-- begin Data lines --

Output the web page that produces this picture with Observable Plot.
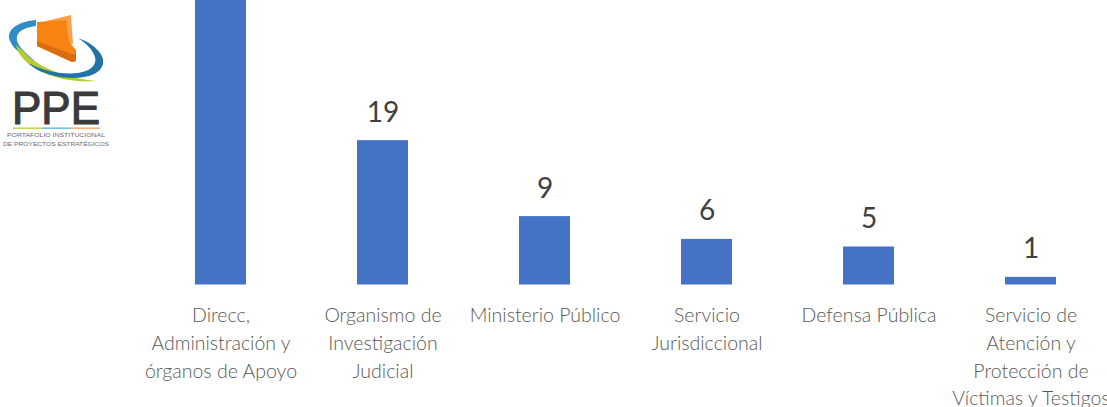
<!DOCTYPE html>
<html>
<head>
<meta charset="utf-8">
<script src="https://cdn.jsdelivr.net/npm/d3@7"></script>
<script src="https://cdn.jsdelivr.net/npm/@observablehq/plot@0.6"></script>
<style>
html,body{margin:0;padding:0;background:#fff;overflow:hidden}
#wrap{position:relative;width:1107px;height:407px}
#chart svg{position:absolute;left:0;top:0}
#logo{position:absolute;left:0;top:0}
</style>
</head>
<body>
<div id="wrap">
<div id="chart"></div>
<svg id="logo" width="125" height="155" viewBox="0 0 125 155">
  <path d="M36 20 C14 22 6 32 10 41 C14 50 24 57 36 62 C24 52 15 44 17 36 C19 30 27 27 36 26 Z" fill="#2f8fc4"/>
  <path d="M16 45 C20 66 54 84 97 81 C70 79 38 68 24 52 Z" fill="#b7cc2f"/>
  <path d="M78 38 C95 44 105 55 103 64 C100 76 82 80 60 77 C44 74 34 69 28 63 C42 70 60 75 78 73 C91 71 97 65 95 57 C93 50 87 44 78 38 Z" fill="#2274a8"/>
  <path d="M46 21 L71 15 L73 44 L46 44 Z" fill="#f7a24b"/>
  <path d="M37 22 L66 20 L69 42 L76 50 L76 61 L72 62 L37 46 Z" fill="#f98312"/>
  <path d="M37 41 L74 55 L76 52 L76 61 L72 62 L37 46 Z" fill="#d96d12"/>
  <text x="56" y="124" text-anchor="middle" font-family="Liberation Sans" font-size="46" textLength="88" lengthAdjust="spacingAndGlyphs" stroke="#3b3b3d" stroke-width="1.2" fill="#3b3b3d">PPE</text>
  <rect x="13" y="127.5" width="29" height="1.3" fill="#b7cc2f"/>
  <rect x="42" y="127.5" width="29" height="1.3" fill="#4fb3dc"/>
  <rect x="71" y="127.5" width="29" height="1.3" fill="#f7a24b"/>
  <text x="56" y="137" text-anchor="middle" font-family="Liberation Sans" font-size="6" textLength="98" lengthAdjust="spacingAndGlyphs" fill="#6a6b6f">PORTAFOLIO INSTITUCIONAL</text>
  <text x="56" y="146" text-anchor="middle" font-family="Liberation Sans" font-size="6" textLength="106" lengthAdjust="spacingAndGlyphs" fill="#6a6b6f">DE PROYECTOS ESTRATÉGICOS</text>
</svg>
</div>
<script>
const categories = [
  "Direcc,\nAdministración y\nórganos de Apoyo",
  "Organismo de\nInvestigación\nJudicial",
  "Ministerio Público",
  "Servicio\nJurisdiccional",
  "Defensa Pública",
  "Servicio de\nAtención y\nProtección de\nVíctimas y Testigos"
];
// First bar runs past the top of the picture; its value is an estimate.
const values = [45, 19, 9, 6, 5, 1];
const rows = categories.map((category, i) => ({category, value: values[i]}));
const yMax = 37.45;

const chart = Plot.plot({
  width: 1107,
  height: 407,
  marginLeft: 0, marginRight: 0, marginTop: 0, marginBottom: 0,
  style: {background: "transparent", overflow: "hidden"},
  x: {domain: categories, range: [138.3, 1112.7], paddingInner: 0.686, paddingOuter: 0.343, align: 0.5, axis: null},
  y: {domain: [0, yMax], range: [284.5, 0], axis: null},
  marks: [
    Plot.barY(rows, {x: "category", y: "value", fill: "#4472c4", clip: true}),
    Plot.ruleY([0], {x1: 138.3, stroke: "#d9d9d9", strokeWidth: 1.5}),
    Plot.text(rows.filter(d => d.value <= yMax), {
      x: "category", y: "value", text: d => String(d.value),
      dy: -28, fontSize: 28, fontFamily: "Lato", fill: "#404040"
    }),
    Plot.text(rows, {
      x: "category", y: 0, text: "category", lineAnchor: "top", dy: 17.5,
      lineHeight: 1.42, fontSize: 19.5, fontFamily: "Lato", fontWeight: 300, fill: "#595959"
    })
  ]
});
document.getElementById("chart").appendChild(chart);
</script>
</body>
</html>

-- end Data lines --

» **Exercise instructions**: Exactly as written, return every line of the listing, but not the pictures.

» **Written answer**:
Output the web page that produces this picture with Observable Plot.
<!DOCTYPE html>
<html>
<head>
<meta charset="utf-8">
<script src="https://cdn.jsdelivr.net/npm/d3@7"></script>
<script src="https://cdn.jsdelivr.net/npm/@observablehq/plot@0.6"></script>
<style>
html,body{margin:0;padding:0;background:#fff;overflow:hidden}
#wrap{position:relative;width:1107px;height:407px}
#chart svg{position:absolute;left:0;top:0}
#logo{position:absolute;left:0;top:0}
</style>
</head>
<body>
<div id="wrap">
<div id="chart"></div>
<svg id="logo" width="125" height="155" viewBox="0 0 125 155">
  <path d="M36 20 C14 22 6 32 10 41 C14 50 24 57 36 62 C24 52 15 44 17 36 C19 30 27 27 36 26 Z" fill="#2f8fc4"/>
  <path d="M16 45 C20 66 54 84 97 81 C70 79 38 68 24 52 Z" fill="#b7cc2f"/>
  <path d="M78 38 C95 44 105 55 103 64 C100 76 82 80 60 77 C44 74 34 69 28 63 C42 70 60 75 78 73 C91 71 97 65 95 57 C93 50 87 44 78 38 Z" fill="#2274a8"/>
  <path d="M46 21 L71 15 L73 44 L46 44 Z" fill="#f7a24b"/>
  <path d="M37 22 L66 20 L69 42 L76 50 L76 61 L72 62 L37 46 Z" fill="#f98312"/>
  <path d="M37 41 L74 55 L76 52 L76 61 L72 62 L37 46 Z" fill="#d96d12"/>
  <text x="56" y="124" text-anchor="middle" font-family="Liberation Sans" font-size="46" textLength="88" lengthAdjust="spacingAndGlyphs" stroke="#3b3b3d" stroke-width="1.2" fill="#3b3b3d">PPE</text>
  <rect x="13" y="127.5" width="29" height="1.3" fill="#b7cc2f"/>
  <rect x="42" y="127.5" width="29" height="1.3" fill="#4fb3dc"/>
  <rect x="71" y="127.5" width="29" height="1.3" fill="#f7a24b"/>
  <text x="56" y="137" text-anchor="middle" font-family="Liberation Sans" font-size="6" textLength="98" lengthAdjust="spacingAndGlyphs" fill="#6a6b6f">PORTAFOLIO INSTITUCIONAL</text>
  <text x="56" y="146" text-anchor="middle" font-family="Liberation Sans" font-size="6" textLength="106" lengthAdjust="spacingAndGlyphs" fill="#6a6b6f">DE PROYECTOS ESTRATÉGICOS</text>
</svg>
</div>
<script>
const categories = [
  "Direcc,\nAdministración y\nórganos de Apoyo",
  "Organismo de\nInvestigación\nJudicial",
  "Ministerio Público",
  "Servicio\nJurisdiccional",
  "Defensa Pública",
  "Servicio de\nAtención y\nProtección de\nVíctimas y Testigos"
];
// First bar runs past the top of the picture; its value is an estimate.
const values = [45, 19, 9, 6, 5, 1];
const rows = categories.map((category, i) => ({category, value: values[i]}));
const yMax = 37.45;

const chart = Plot.plot({
  width: 1107,
  height: 407,
  marginLeft: 0, marginRight: 0, marginTop: 0, marginBottom: 0,
  style: {background: "transparent", overflow: "hidden"},
  x: {domain: categories, range: [138.3, 1112.7], paddingInner: 0.686, paddingOuter: 0.343, align: 0.5, axis: null},
  y: {domain: [0, yMax], range: [284.5, 0], axis: null},
  marks: [
    Plot.barY(rows, {x: "category", y: "value", fill: "#4472c4", clip: true}),
    Plot.ruleY([0], {x1: 138.3, stroke: "#d9d9d9", strokeWidth: 1.5}),
    Plot.text(rows.filter(d => d.value <= yMax), {
      x: "category", y: "value", text: d => String(d.value),
      dy: -28, fontSize: 28, fontFamily: "Lato", fill: "#404040"
    }),
    Plot.text(rows, {
      x: "category", y: 0, text: "category", lineAnchor: "top", dy: 17.5,
      lineHeight: 1.42, fontSize: 19.5, fontFamily: "Lato", fontWeight: 300, fill: "#595959"
    })
  ]
});
document.getElementById("chart").appendChild(chart);
</script>
</body>
</html>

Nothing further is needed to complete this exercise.